Каждый год будет составляться денежная сумма из пенсий, которых лишены такие духовные лица. Эта сумма будет распределяться между 83 департаментами и направляться на благотворительные работы и в помощь нуждающимся инвалидам. Сверх того, вследствие отказа от присяги такие священники будут считаться заподозренными в мятеже и подлежать особому надзору. Они могут быть выселены со своего места проживания, с назначением им другого. В случае отказа от обязательной перемены места жительства они будут подвергнуты заточению.
Церкви, используемые для богослужения, которое оплачивается государством, не могут использоваться ни для какого другого богослужения. Граждане могут нанимать другие церкви или капеллы и там отправлять свои обряды. Но это не разрешается священникам, которые не принесли присяги и заподозрены в возмущениях».
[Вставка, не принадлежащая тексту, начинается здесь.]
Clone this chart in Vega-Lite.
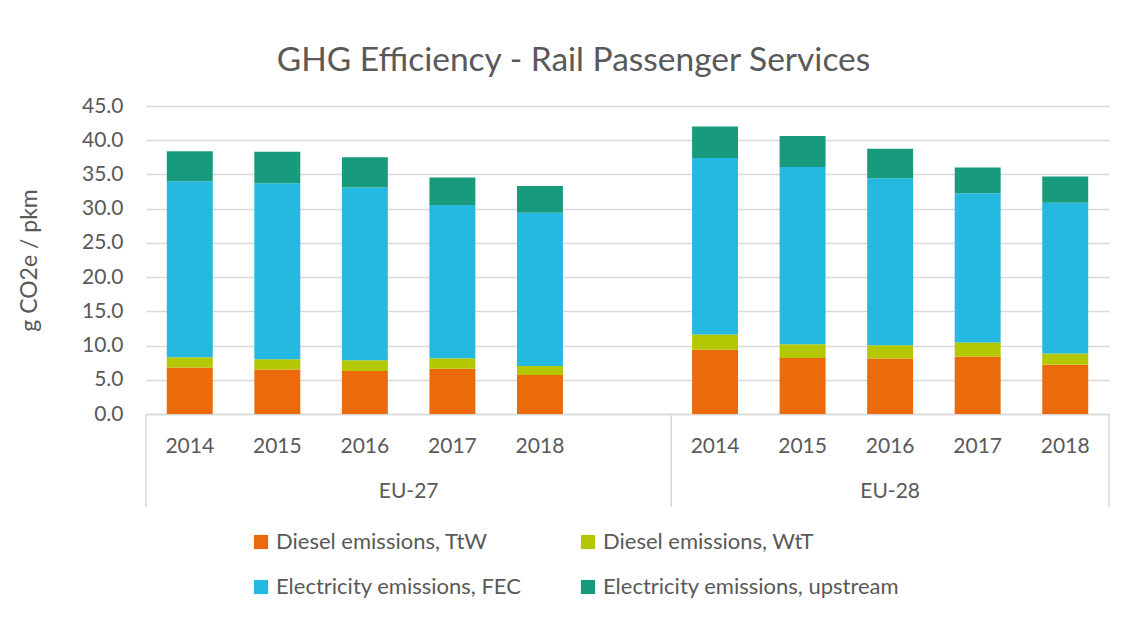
{
  "$schema": "https://vega.github.io/schema/vega-lite/v6.json",
  "width": 963,
  "height": 308,
  "autosize": {"type": "none"},
  "padding": {"left": 146, "top": 106, "right": 22, "bottom": 203},
  "background": "white",
  "config": {
    "font": "Lato",
    "view": {"stroke": null},
    "axis": {"labelColor": "#595959", "titleColor": "#595959", "labelFont": "Lato", "titleFont": "Lato"}
  },
  "title": {
    "text": "GHG Efficiency - Rail Passenger Services",
    "font": "Lato",
    "fontSize": 33.5,
    "fontWeight": "normal",
    "color": "#595959",
    "anchor": "middle",
    "dx": -54,
    "offset": 17
  },
  "datasets": {
    "bars": [
      {"region": "EU-27", "year": "2014", "slot": "EU-27|2014", "series": "Diesel emissions, TtW", "value": 6.8},
      {"region": "EU-27", "year": "2014", "slot": "EU-27|2014", "series": "Diesel emissions, WtT", "value": 1.5},
      {"region": "EU-27", "year": "2014", "slot": "EU-27|2014", "series": "Electricity emissions, FEC", "value": 25.7},
      {"region": "EU-27", "year": "2014", "slot": "EU-27|2014", "series": "Electricity emissions, upstream", "value": 4.4},
      {"region": "EU-27", "year": "2015", "slot": "EU-27|2015", "series": "Diesel emissions, TtW", "value": 6.5},
      {"region": "EU-27", "year": "2015", "slot": "EU-27|2015", "series": "Diesel emissions, WtT", "value": 1.5},
      {"region": "EU-27", "year": "2015", "slot": "EU-27|2015", "series": "Electricity emissions, FEC", "value": 25.7},
      {"region": "EU-27", "year": "2015", "slot": "EU-27|2015", "series": "Electricity emissions, upstream", "value": 4.6},
      {"region": "EU-27", "year": "2016", "slot": "EU-27|2016", "series": "Diesel emissions, TtW", "value": 6.3},
      {"region": "EU-27", "year": "2016", "slot": "EU-27|2016", "series": "Diesel emissions, WtT", "value": 1.55},
      {"region": "EU-27", "year": "2016", "slot": "EU-27|2016", "series": "Electricity emissions, FEC", "value": 25.25},
      {"region": "EU-27", "year": "2016", "slot": "EU-27|2016", "series": "Electricity emissions, upstream", "value": 4.4},
      {"region": "EU-27", "year": "2017", "slot": "EU-27|2017", "series": "Diesel emissions, TtW", "value": 6.6},
      {"region": "EU-27", "year": "2017", "slot": "EU-27|2017", "series": "Diesel emissions, WtT", "value": 1.55},
      {"region": "EU-27", "year": "2017", "slot": "EU-27|2017", "series": "Electricity emissions, FEC", "value": 22.4},
      {"region": "EU-27", "year": "2017", "slot": "EU-27|2017", "series": "Electricity emissions, upstream", "value": 4.0},
      {"region": "EU-27", "year": "2018", "slot": "EU-27|2018", "series": "Diesel emissions, TtW", "value": 5.7},
      {"region": "EU-27", "year": "2018", "slot": "EU-27|2018", "series": "Diesel emissions, WtT", "value": 1.3},
      {"region": "EU-27", "year": "2018", "slot": "EU-27|2018", "series": "Electricity emissions, FEC", "value": 22.4},
      {"region": "EU-27", "year": "2018", "slot": "EU-27|2018", "series": "Electricity emissions, upstream", "value": 3.9},
      {"region": "EU-28", "year": "2014", "slot": "EU-28|2014", "series": "Diesel emissions, TtW", "value": 9.4},
      {"region": "EU-28", "year": "2014", "slot": "EU-28|2014", "series": "Diesel emissions, WtT", "value": 2.2},
      {"region": "EU-28", "year": "2014", "slot": "EU-28|2014", "series": "Electricity emissions, FEC", "value": 25.8},
      {"region": "EU-28", "year": "2014", "slot": "EU-28|2014", "series": "Electricity emissions, upstream", "value": 4.6},
      {"region": "EU-28", "year": "2015", "slot": "EU-28|2015", "series": "Diesel emissions, TtW", "value": 8.2},
      {"region": "EU-28", "year": "2015", "slot": "EU-28|2015", "series": "Diesel emissions, WtT", "value": 2.0},
      {"region": "EU-28", "year": "2015", "slot": "EU-28|2015", "series": "Electricity emissions, FEC", "value": 25.9},
      {"region": "EU-28", "year": "2015", "slot": "EU-28|2015", "series": "Electricity emissions, upstream", "value": 4.5},
      {"region": "EU-28", "year": "2016", "slot": "EU-28|2016", "series": "Diesel emissions, TtW", "value": 8.1},
      {"region": "EU-28", "year": "2016", "slot": "EU-28|2016", "series": "Diesel emissions, WtT", "value": 1.95},
      {"region": "EU-28", "year": "2016", "slot": "EU-28|2016", "series": "Electricity emissions, FEC", "value": 24.4},
      {"region": "EU-28", "year": "2016", "slot": "EU-28|2016", "series": "Electricity emissions, upstream", "value": 4.3},
      {"region": "EU-28", "year": "2017", "slot": "EU-28|2017", "series": "Diesel emissions, TtW", "value": 8.4},
      {"region": "EU-28", "year": "2017", "slot": "EU-28|2017", "series": "Diesel emissions, WtT", "value": 2.05},
      {"region": "EU-28", "year": "2017", "slot": "EU-28|2017", "series": "Electricity emissions, FEC", "value": 21.8},
      {"region": "EU-28", "year": "2017", "slot": "EU-28|2017", "series": "Electricity emissions, upstream", "value": 3.75},
      {"region": "EU-28", "year": "2018", "slot": "EU-28|2018", "series": "Diesel emissions, TtW", "value": 7.2},
      {"region": "EU-28", "year": "2018", "slot": "EU-28|2018", "series": "Diesel emissions, WtT", "value": 1.65},
      {"region": "EU-28", "year": "2018", "slot": "EU-28|2018", "series": "Electricity emissions, FEC", "value": 22.0},
      {"region": "EU-28", "year": "2018", "slot": "EU-28|2018", "series": "Electricity emissions, upstream", "value": 3.85}
    ],
    "groupsLeft": [{"region": "EU-27", "slot": "EU-27|2017"}],
    "groupsCenter": [{"region": "EU-28", "slot": "EU-28|2016"}],
    "sepStart": [{"slot": "EU-27|2014"}, {"slot": "EU-28|2014"}],
    "sepEnd": [{"slot": "EU-28|2018"}]
  },
  "encoding": {
    "x": {
      "field": "slot",
      "type": "nominal",
      "scale": {
        "domain": ["EU-27|2014", "EU-27|2015", "EU-27|2016", "EU-27|2017", "EU-27|2018", "EU-27|", "EU-28|2014", "EU-28|2015", "EU-28|2016", "EU-28|2017", "EU-28|2018"],
        "paddingInner": 0,
        "paddingOuter": 0
      }
    }
  },
  "layer": [
    {
      "data": {"name": "bars"},
      "mark": {"type": "bar", "width": {"band": 0.525}},
      "encoding": {
        "x": {
          "field": "slot",
          "type": "nominal",
          "axis": {
            "title": null,
            "labelExpr": "split(datum.label, '|')[1]",
            "labelAngle": 0,
            "labelFontSize": 21,
            "labelPadding": 21,
            "ticks": false,
            "domainColor": "#D9D9D9",
            "domainWidth": 1.5
          }
        },
        "y": {
          "field": "value",
          "type": "quantitative",
          "aggregate": "sum",
          "stack": "zero",
          "scale": {"domain": [0, 45], "nice": false, "zero": true},
          "axis": {
            "title": "g CO2e / pkm",
            "titleFontSize": 23,
            "titleFontWeight": "normal",
            "titlePadding": 40,
            "values": [0, 5, 10, 15, 20, 25, 30, 35, 40, 45],
            "tickCount": 10,
            "format": ".1f",
            "labelFontSize": 21,
            "labelPadding": 23,
            "labelOverlap": false,
            "ticks": false,
            "domain": false,
            "gridColor": "#D9D9D9",
            "gridWidth": 1.5
          }
        },
        "order": {"field": "series", "sort": "ascending"},
        "color": {
          "field": "series",
          "type": "nominal",
          "scale": {
            "domain": ["Diesel emissions, TtW", "Diesel emissions, WtT", "Electricity emissions, FEC", "Electricity emissions, upstream"],
            "range": ["#EB6A0B", "#B3C800", "#25B9E1", "#189B7C"]
          },
          "legend": {
            "title": null,
            "orient": "none",
            "direction": "horizontal",
            "legendX": 104,
            "legendY": 425,
            "columns": 2,
            "columnPadding": 55,
            "rowPadding": 23,
            "symbolType": "square",
            "symbolSize": 200,
            "symbolStrokeWidth": 0,
            "labelFontSize": 22,
            "labelColor": "#595959",
            "labelFont": "Lato",
            "labelOffset": 4,
            "labelLimit": 400
          }
        }
      }
    },
    {
      "data": {"name": "groupsLeft"},
      "mark": {"type": "text", "fontSize": 21, "color": "#595959", "align": "center", "baseline": "middle"},
      "encoding": {
        "x": {"field": "slot", "type": "nominal", "bandPosition": 0},
        "y": {"datum": -11.4, "type": "quantitative"},
        "text": {"field": "region"}
      }
    },
    {
      "data": {"name": "groupsCenter"},
      "mark": {"type": "text", "fontSize": 21, "color": "#595959", "align": "center", "baseline": "middle"},
      "encoding": {
        "x": {"field": "slot", "type": "nominal", "bandPosition": 0.5},
        "y": {"datum": -11.4, "type": "quantitative"},
        "text": {"field": "region"}
      }
    },
    {
      "data": {"name": "sepStart"},
      "mark": {"type": "rule", "color": "#D9D9D9", "strokeWidth": 1.5},
      "encoding": {
        "x": {"field": "slot", "type": "nominal", "bandPosition": 0},
        "y": {"datum": 0, "type": "quantitative"},
        "y2": {"datum": -13.6}
      }
    },
    {
      "data": {"name": "sepEnd"},
      "mark": {"type": "rule", "color": "#D9D9D9", "strokeWidth": 1.5},
      "encoding": {
        "x": {"field": "slot", "type": "nominal", "bandPosition": 1},
        "y": {"datum": 0, "type": "quantitative"},
        "y2": {"datum": -13.6}
      }
    }
  ],
  "resolve": {"axis": {"y": "shared"}}
}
Декрет, который гораздо больше разжигал фанатизм, чем тушил его, вызвал восстание в Вандее, возбудил повсюду преследования и навис, как грозный меч, над совестью короля.
Жирондисты радовались, что им удалось таким образом удерживать несчастного государя между его верой и их законом: в случае утверждения декрета король становился еретиком, в случае отказа — изменником нации. Торжествуя по поводу этой победы, они устремились к другой. Вынудив монарха нанести удар его вере, они хотели принудить его нанести удар дворянству и своим собственным братьям. Они подняли вопрос об эмигрантах.
Мирабо относился к этому вопросу скорее как философ, нежели как человек государственный. Он оспаривал у законодателя право издавать законы против эмиграции. Но Мирабо ошибался. Когда теория находится в противоречии с общественным благом, эта теория ложная, потому что общество представляет в своем лице верховную справедливость.